“Bon Voyage Stinky.”
The homemade poster was for Joshua Grozier, a freshman whose family gave him the nickname as a little boy, said his mother, Mary Beth Grozier of East Falmouth.
“We purposely didn't write 'Josh' because we didn't want to embarrass him,” Mary Beth Grozier said. “But he knows who he is.”
As generations of cadets before them, freshman students along with some sophomores and juniors embarked on MMA's annual sea term, a semester at sea that will take them from Buzzards Bay to New Orleans to Aruba and many places in between.
Several exotic locations are on the list of ports the cadets will visit during their scheduled 43 days at sea. But the mostly open-sea trip, which MMA requires all students to make, entails near-constant rigorous work generating electricity and maintaining all other facilities while attending classes onboard.
“There's a lot of work that goes to a village of 700 self-contained (cadets)”, said Adm. Richard Gurnon, the academy's president.
After coming aboard for 15 full sea terms and nine partial terms, Gurnon said experiencing the high seas this way fast-tracks cadets toward maturity.
Far from a cruise ship, the T.S. Kennedy was christened under the name Velma Lykes in 1968, when it was a freight boat. Since then, the ship was renovated into a floating classroom, complete with coffin-sized bunks where cadets sleep.
“The analogy is it's a 1968 Chevy pickup truck converted into a Winnebago,” Gurnon said.
Brian Grozier said while his son was excited for the journey, he was nervous about “the drudgery of the routine.”
“You're stripped of all your individuality,” Grozier said. “It's one big team.”
The grueling curriculum Ramon Espino will experience aboard the T.S. Kennedy doesn't worry his mom Juanita Espino of Oak Bluffs as much as the brief stints of free time at the four ports – one of which is New Orleans during Mardi Gras – where they will dock during the trip.
“Our kid just turned 18, so it's like, 'Please, no tattoos,'” Espino said of her freshman son.
Hundreds of family members and friends stood at the dock at MMA as cadets in their navy blue uniforms and fore and aft caps filed onto the several levels of the 540-foot ship, some standing at the rails, searching for loved ones.

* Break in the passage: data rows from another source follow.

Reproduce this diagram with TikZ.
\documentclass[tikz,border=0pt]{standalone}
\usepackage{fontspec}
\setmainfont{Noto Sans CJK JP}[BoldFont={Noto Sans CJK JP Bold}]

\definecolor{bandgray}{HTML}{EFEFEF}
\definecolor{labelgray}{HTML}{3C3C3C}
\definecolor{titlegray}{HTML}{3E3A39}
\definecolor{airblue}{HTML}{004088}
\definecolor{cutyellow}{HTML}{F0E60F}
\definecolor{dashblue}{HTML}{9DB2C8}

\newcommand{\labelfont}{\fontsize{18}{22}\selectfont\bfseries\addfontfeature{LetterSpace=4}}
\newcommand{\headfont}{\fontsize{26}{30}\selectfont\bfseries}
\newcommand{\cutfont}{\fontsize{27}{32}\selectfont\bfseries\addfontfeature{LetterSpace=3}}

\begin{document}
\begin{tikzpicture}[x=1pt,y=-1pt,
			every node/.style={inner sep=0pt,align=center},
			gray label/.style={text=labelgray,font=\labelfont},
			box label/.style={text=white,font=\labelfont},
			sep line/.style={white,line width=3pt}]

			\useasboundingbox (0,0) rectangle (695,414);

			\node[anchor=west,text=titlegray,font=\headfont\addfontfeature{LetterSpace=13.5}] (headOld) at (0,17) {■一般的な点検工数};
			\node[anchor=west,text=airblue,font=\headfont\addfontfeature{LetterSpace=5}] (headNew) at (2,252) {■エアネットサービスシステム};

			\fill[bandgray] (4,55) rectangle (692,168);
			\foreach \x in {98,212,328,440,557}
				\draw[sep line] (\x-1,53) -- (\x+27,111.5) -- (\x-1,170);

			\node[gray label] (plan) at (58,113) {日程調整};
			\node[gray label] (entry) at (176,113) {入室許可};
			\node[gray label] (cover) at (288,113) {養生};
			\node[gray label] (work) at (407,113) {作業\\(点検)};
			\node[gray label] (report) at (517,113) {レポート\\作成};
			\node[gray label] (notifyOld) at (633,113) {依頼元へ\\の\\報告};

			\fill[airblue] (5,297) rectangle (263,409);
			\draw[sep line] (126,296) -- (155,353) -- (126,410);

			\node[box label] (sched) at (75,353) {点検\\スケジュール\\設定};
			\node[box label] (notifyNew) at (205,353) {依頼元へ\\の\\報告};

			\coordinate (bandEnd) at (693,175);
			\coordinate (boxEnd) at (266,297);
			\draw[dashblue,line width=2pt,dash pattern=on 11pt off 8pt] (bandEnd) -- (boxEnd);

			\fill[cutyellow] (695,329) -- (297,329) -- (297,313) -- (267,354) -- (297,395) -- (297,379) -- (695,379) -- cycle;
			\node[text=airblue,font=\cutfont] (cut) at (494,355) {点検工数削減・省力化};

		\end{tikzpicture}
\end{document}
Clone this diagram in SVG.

Lori Bowen traveled from Boyertown, Pa., with her friend, Petra Leiby, to see off Bowen's son.
“I don't think he's nervous at all,” Bowen said, holding a homemade sign that read “Bon Voyage Stephen” and bore a construction paper cutout of the T.S. Kennedy. ?“He's just excited.”
As the ramp onto the ship was withdrawn, the Gibbons family of Sandwich held three poster boards that collectively read “Happy Birthday Rory.”
Karen Gibbons said the send-off for her son's second sea term coincided with the sophomore engineering major's 20th birthday.
“We said we're sending him off on a Caribbean cruise with 700 of his friends” for his birthday", Gibbons joked.
The three horn blasts from the ship were met with cheers and dampened eyes from those standing on dry land.
As the ship began pulling away from the port, many followed its path on foot, waving as if catching up with a parade float.
When the cadets return to Buzzards Bay and finish the term on Feb. 26, Gurnon said, their growth will likely be apparent.
“The true benefit to this is you grow up,” he said.